Pour inciter les banques à offrir des crédits aux entreprises plutôt que de spéculer en bourse, Il faut interdire aux banques de dépôts de prêter de l’argent aux banques d’affaire. Obama a déjà adopté cette réforme en juillet 2010. Pour limiter les effets boule de neige sur les marchés, il faut interdire les pratiques hautement spéculatives, comme les ventes de titres à découvert, les assurances contre les moins values (qui encouragent la prise de risque) etc.

Il faut donner à la Banque Centrale Européenne (BCE) l’obligation de lutter contre le chômage et pas seulement contre l’inflation, pour lui permettre de baisser les taux d’intérêt et d’augmenter l’offre de crédit, en période de récession, pour relancer la machine. Ses statuts devraient lui permettre de refinancer directement les Etats en leur accordant des prêts à faible taux, comme aux US. Cette mesure aurait permis d’éviter la crise Grecque.

Les 170 milliards de dividendes et d’intérêts distribués chaque année en France, échappent largement à l’impôt : en pourcentage, ils sont moins taxés que les allocations chômages !

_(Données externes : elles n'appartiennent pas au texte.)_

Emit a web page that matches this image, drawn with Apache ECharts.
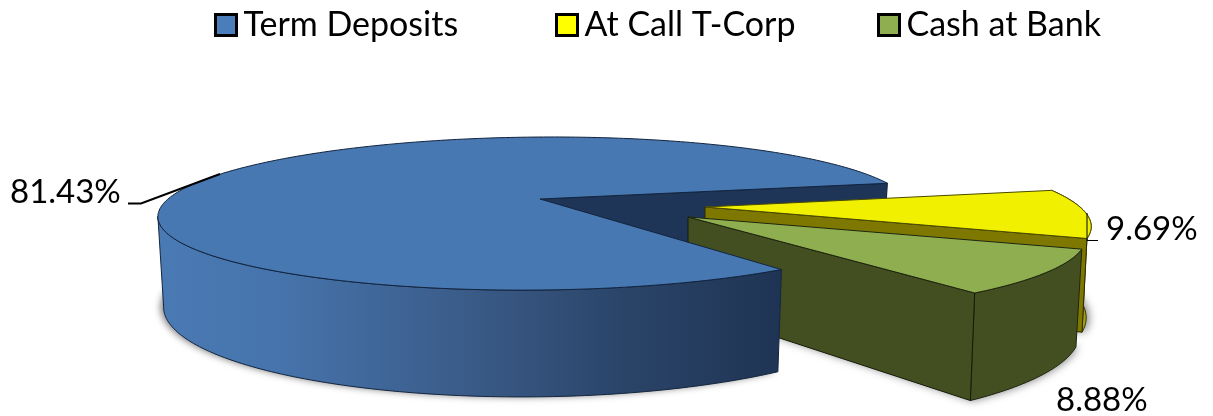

Les grosses plus values boursières sont moins imposées que les revenus du travail (elles bénéficient d’un « prélèvement libératoire  » de 21%. Ces avantages devraient être supprimés. En parallèle, il faut lutter contre l’évasion fiscale vers les paradis fiscaux en adoptant l’équivalent de la loi FATCA votée par Obama en 2010 pour obliger toutes les institutions financières étrangères qui ouvrent un compte à un citoyen français ou à une entreprises à capitaux majoritairement français de le déclarer au fisc.

Les transactions financières devraient être au moins taxées à 0,5%, comme le recommandait le prix Nobel d’économie James Tobin. Le supplément de recettes ainsi obtenu couvrirait largement le déficit de la caisse des retraites. Ces mesures nous donneraient la possibilité de réduire progressivement nos déficits sans aggraver le chômage. Au contraire, cela nous permettrait de financer les investissements d’avenir nécessaires pour la préservation de la planète et fortement créateurs d’emplois.